— What you need to do —
Copy out the listing that follows, exactly, without its pictures.

— Data shown —

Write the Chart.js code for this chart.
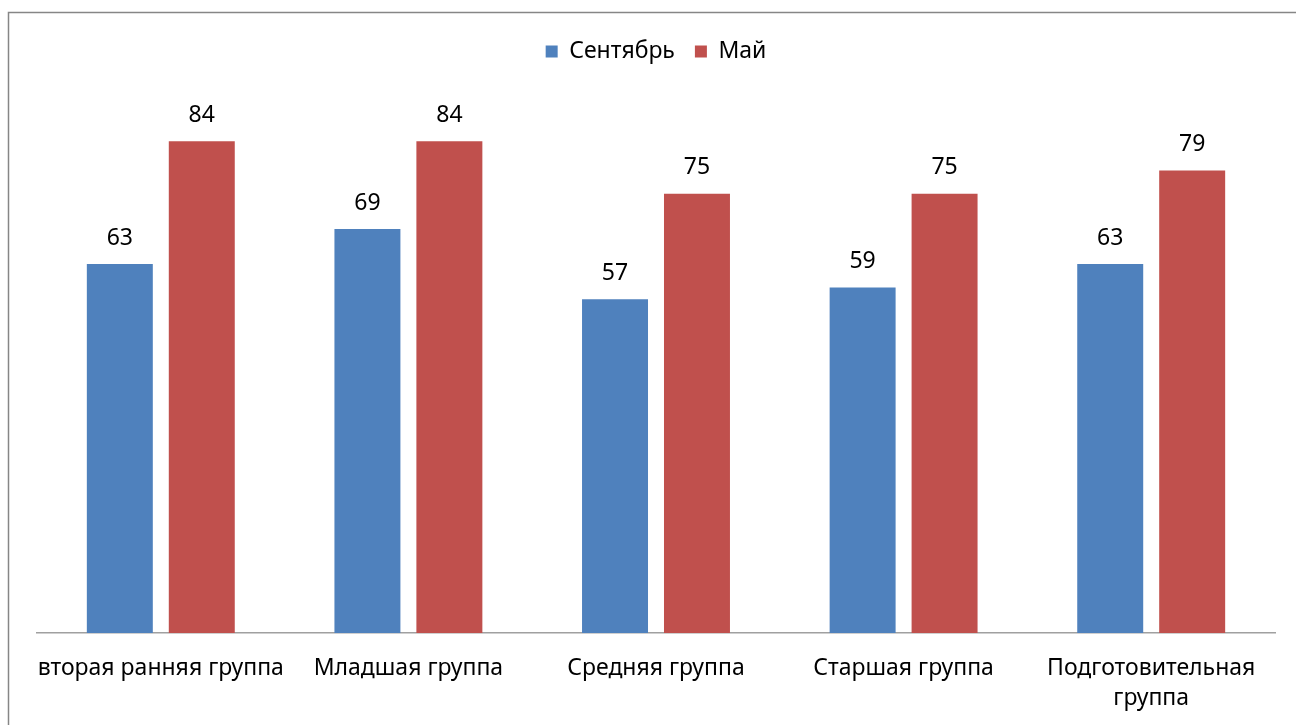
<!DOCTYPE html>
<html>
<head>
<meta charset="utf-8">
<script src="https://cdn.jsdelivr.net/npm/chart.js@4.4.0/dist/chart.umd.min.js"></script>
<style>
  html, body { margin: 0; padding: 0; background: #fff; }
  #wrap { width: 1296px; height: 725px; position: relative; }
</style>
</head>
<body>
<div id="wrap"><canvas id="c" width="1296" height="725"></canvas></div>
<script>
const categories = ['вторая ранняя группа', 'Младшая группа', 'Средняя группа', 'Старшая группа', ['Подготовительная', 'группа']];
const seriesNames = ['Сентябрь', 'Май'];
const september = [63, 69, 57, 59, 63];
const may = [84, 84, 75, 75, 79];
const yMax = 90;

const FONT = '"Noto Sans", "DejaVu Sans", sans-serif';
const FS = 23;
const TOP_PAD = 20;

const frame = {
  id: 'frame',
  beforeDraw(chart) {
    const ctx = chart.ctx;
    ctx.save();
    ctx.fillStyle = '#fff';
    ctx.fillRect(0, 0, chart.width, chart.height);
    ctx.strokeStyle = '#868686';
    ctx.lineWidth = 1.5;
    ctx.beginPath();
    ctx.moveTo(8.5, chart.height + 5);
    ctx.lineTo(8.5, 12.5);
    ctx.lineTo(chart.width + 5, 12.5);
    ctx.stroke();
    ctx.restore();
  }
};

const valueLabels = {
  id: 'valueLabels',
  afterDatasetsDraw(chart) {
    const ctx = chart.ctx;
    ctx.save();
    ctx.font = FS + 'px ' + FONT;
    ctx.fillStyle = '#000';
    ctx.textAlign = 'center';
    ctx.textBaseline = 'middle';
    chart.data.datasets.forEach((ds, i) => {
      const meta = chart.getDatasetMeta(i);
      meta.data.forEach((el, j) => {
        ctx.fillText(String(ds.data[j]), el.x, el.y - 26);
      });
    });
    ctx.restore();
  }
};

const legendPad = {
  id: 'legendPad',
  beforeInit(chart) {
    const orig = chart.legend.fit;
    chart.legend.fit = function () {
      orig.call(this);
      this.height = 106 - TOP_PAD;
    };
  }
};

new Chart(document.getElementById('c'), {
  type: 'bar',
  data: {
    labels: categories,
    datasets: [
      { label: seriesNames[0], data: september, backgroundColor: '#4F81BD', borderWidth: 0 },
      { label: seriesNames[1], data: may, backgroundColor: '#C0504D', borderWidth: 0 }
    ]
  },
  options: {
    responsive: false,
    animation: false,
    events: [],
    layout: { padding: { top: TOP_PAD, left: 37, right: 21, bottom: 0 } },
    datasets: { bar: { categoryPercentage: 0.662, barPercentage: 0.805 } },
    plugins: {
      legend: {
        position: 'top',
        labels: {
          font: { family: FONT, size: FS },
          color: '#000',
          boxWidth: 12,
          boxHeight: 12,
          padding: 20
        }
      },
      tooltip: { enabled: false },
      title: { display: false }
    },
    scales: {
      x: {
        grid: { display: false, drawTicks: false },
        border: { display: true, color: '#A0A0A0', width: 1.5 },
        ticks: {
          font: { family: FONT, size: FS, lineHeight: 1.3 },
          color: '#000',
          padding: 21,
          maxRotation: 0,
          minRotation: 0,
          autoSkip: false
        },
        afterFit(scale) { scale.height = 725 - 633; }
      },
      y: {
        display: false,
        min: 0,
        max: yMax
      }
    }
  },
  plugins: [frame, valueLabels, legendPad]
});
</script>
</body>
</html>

— Reply —
Write the Chart.js code for this chart.
<!DOCTYPE html>
<html>
<head>
<meta charset="utf-8">
<script src="https://cdn.jsdelivr.net/npm/chart.js@4.4.0/dist/chart.umd.min.js"></script>
<style>
  html, body { margin: 0; padding: 0; background: #fff; }
  #wrap { width: 1296px; height: 725px; position: relative; }
</style>
</head>
<body>
<div id="wrap"><canvas id="c" width="1296" height="725"></canvas></div>
<script>
const categories = ['вторая ранняя группа', 'Младшая группа', 'Средняя группа', 'Старшая группа', ['Подготовительная', 'группа']];
const seriesNames = ['Сентябрь', 'Май'];
const september = [63, 69, 57, 59, 63];
const may = [84, 84, 75, 75, 79];
const yMax = 90;

const FONT = '"Noto Sans", "DejaVu Sans", sans-serif';
const FS = 23;
const TOP_PAD = 20;

const frame = {
  id: 'frame',
  beforeDraw(chart) {
    const ctx = chart.ctx;
    ctx.save();
    ctx.fillStyle = '#fff';
    ctx.fillRect(0, 0, chart.width, chart.height);
    ctx.strokeStyle = '#868686';
    ctx.lineWidth = 1.5;
    ctx.beginPath();
    ctx.moveTo(8.5, chart.height + 5);
    ctx.lineTo(8.5, 12.5);
    ctx.lineTo(chart.width + 5, 12.5);
    ctx.stroke();
    ctx.restore();
  }
};

const valueLabels = {
  id: 'valueLabels',
  afterDatasetsDraw(chart) {
    const ctx = chart.ctx;
    ctx.save();
    ctx.font = FS + 'px ' + FONT;
    ctx.fillStyle = '#000';
    ctx.textAlign = 'center';
    ctx.textBaseline = 'middle';
    chart.data.datasets.forEach((ds, i) => {
      const meta = chart.getDatasetMeta(i);
      meta.data.forEach((el, j) => {
        ctx.fillText(String(ds.data[j]), el.x, el.y - 26);
      });
    });
    ctx.restore();
  }
};

const legendPad = {
  id: 'legendPad',
  beforeInit(chart) {
    const orig = chart.legend.fit;
    chart.legend.fit = function () {
      orig.call(this);
      this.height = 106 - TOP_PAD;
    };
  }
};

new Chart(document.getElementById('c'), {
  type: 'bar',
  data: {
    labels: categories,
    datasets: [
      { label: seriesNames[0], data: september, backgroundColor: '#4F81BD', borderWidth: 0 },
      { label: seriesNames[1], data: may, backgroundColor: '#C0504D', borderWidth: 0 }
    ]
  },
  options: {
    responsive: false,
    animation: false,
    events: [],
    layout: { padding: { top: TOP_PAD, left: 37, right: 21, bottom: 0 } },
    datasets: { bar: { categoryPercentage: 0.662, barPercentage: 0.805 } },
    plugins: {
      legend: {
        position: 'top',
        labels: {
          font: { family: FONT, size: FS },
          color: '#000',
          boxWidth: 12,
          boxHeight: 12,
          padding: 20
        }
      },
      tooltip: { enabled: false },
      title: { display: false }
    },
    scales: {
      x: {
        grid: { display: false, drawTicks: false },
        border: { display: true, color: '#A0A0A0', width: 1.5 },
        ticks: {
          font: { family: FONT, size: FS, lineHeight: 1.3 },
          color: '#000',
          padding: 21,
          maxRotation: 0,
          minRotation: 0,
          autoSkip: false
        },
        afterFit(scale) { scale.height = 725 - 633; }
      },
      y: {
        display: false,
        min: 0,
        max: yMax
      }
    }
  },
  plugins: [frame, valueLabels, legendPad]
});
</script>
</body>
</html>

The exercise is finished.